/---

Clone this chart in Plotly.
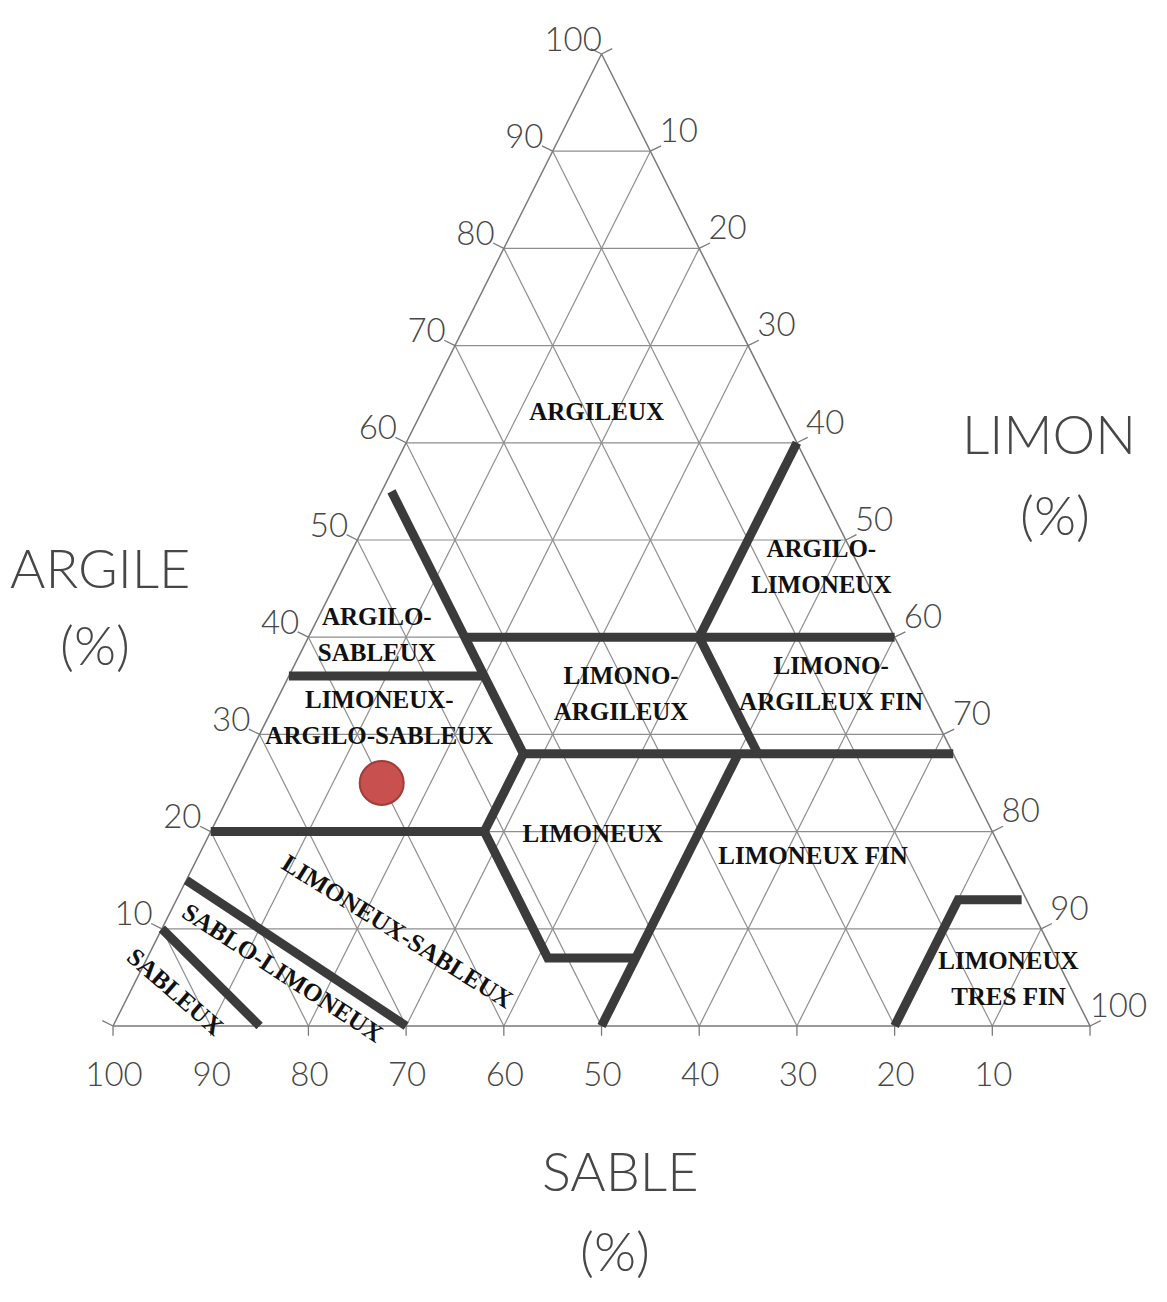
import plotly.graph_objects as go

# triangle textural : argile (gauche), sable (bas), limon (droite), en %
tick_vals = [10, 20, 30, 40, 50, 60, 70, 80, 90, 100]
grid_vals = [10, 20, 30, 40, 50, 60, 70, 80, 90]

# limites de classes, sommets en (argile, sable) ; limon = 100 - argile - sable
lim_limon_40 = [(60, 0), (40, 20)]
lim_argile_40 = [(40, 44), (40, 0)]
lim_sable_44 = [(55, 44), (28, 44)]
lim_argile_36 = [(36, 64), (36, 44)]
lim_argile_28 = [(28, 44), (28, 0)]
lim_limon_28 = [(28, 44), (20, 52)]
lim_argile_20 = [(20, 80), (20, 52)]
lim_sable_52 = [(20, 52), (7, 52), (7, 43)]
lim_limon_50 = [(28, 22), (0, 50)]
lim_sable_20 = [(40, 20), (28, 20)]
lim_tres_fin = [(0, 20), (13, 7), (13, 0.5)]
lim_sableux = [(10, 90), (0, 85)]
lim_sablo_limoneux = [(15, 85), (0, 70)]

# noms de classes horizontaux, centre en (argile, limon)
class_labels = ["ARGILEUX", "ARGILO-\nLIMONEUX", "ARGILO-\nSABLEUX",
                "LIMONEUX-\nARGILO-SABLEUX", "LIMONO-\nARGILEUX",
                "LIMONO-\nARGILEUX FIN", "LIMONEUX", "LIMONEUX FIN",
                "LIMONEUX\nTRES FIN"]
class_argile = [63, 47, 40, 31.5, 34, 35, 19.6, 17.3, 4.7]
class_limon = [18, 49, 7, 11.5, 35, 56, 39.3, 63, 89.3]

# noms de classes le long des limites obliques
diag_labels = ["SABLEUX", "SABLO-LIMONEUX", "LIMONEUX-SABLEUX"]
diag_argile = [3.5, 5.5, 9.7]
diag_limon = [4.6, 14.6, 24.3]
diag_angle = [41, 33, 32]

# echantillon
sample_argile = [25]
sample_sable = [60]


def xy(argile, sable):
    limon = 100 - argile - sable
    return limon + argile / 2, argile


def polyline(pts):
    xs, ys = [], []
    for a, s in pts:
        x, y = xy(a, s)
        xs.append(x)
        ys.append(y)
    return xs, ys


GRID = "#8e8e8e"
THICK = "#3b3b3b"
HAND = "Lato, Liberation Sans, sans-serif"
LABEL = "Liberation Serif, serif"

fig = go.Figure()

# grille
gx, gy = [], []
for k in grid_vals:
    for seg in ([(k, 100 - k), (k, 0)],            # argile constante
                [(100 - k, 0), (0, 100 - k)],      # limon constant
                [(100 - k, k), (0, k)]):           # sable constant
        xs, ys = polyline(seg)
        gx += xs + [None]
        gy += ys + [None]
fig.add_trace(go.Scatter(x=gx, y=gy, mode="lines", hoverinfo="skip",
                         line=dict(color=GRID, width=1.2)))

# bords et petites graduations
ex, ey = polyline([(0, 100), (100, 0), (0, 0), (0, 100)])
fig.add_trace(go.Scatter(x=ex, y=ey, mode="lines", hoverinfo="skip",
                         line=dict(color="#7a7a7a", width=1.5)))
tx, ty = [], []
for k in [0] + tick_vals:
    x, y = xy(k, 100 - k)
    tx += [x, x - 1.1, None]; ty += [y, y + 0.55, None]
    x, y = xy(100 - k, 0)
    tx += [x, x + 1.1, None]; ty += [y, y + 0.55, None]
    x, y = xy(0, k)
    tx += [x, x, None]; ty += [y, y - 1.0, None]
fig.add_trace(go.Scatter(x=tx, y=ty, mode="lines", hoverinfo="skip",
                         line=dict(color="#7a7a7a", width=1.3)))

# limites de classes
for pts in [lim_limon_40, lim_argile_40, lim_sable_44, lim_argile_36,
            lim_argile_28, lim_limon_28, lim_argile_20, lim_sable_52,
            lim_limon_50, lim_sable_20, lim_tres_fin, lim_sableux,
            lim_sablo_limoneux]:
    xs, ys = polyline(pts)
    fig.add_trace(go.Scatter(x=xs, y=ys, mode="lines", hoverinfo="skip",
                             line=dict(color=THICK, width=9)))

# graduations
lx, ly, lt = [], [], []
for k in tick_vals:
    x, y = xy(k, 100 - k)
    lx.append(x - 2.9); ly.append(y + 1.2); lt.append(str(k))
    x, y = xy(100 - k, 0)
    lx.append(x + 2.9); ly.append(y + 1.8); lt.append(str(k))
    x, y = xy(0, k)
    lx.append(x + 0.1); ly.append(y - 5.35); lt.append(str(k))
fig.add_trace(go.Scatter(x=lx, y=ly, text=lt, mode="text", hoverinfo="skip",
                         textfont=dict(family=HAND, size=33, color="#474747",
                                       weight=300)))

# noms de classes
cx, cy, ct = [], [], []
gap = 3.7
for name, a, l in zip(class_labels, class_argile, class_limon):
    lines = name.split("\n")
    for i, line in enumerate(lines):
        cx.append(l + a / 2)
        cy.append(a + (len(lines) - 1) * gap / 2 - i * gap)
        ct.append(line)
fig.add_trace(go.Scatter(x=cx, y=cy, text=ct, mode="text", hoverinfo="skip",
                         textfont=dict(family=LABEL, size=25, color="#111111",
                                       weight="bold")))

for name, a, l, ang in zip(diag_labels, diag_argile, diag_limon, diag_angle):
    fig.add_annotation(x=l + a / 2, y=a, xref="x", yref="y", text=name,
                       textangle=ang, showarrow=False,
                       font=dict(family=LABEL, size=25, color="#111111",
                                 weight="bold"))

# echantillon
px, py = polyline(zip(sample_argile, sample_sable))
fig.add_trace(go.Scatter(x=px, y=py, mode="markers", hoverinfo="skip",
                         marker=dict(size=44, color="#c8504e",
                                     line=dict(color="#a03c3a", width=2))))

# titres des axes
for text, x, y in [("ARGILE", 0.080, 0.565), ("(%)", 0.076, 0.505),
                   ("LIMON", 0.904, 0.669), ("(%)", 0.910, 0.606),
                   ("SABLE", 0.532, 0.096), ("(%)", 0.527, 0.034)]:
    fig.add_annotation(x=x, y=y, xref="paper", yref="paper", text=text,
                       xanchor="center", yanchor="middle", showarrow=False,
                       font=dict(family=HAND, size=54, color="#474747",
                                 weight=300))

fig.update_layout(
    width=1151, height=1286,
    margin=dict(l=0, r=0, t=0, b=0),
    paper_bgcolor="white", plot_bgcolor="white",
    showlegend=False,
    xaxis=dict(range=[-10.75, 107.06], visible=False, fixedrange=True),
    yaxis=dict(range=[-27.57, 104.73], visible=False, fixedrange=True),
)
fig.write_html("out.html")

\---

Task statement:
Give again, word for word, every line from the top of the data above to the line holding "grid_vals = [10, 20, 30, 40, 50, 60, 70, 80, 90]", inclusive, with the pictures left out.

Task response:
Clone this chart in Plotly.
import plotly.graph_objects as go

# triangle textural : argile (gauche), sable (bas), limon (droite), en %
tick_vals = [10, 20, 30, 40, 50, 60, 70, 80, 90, 100]
grid_vals = [10, 20, 30, 40, 50, 60, 70, 80, 90]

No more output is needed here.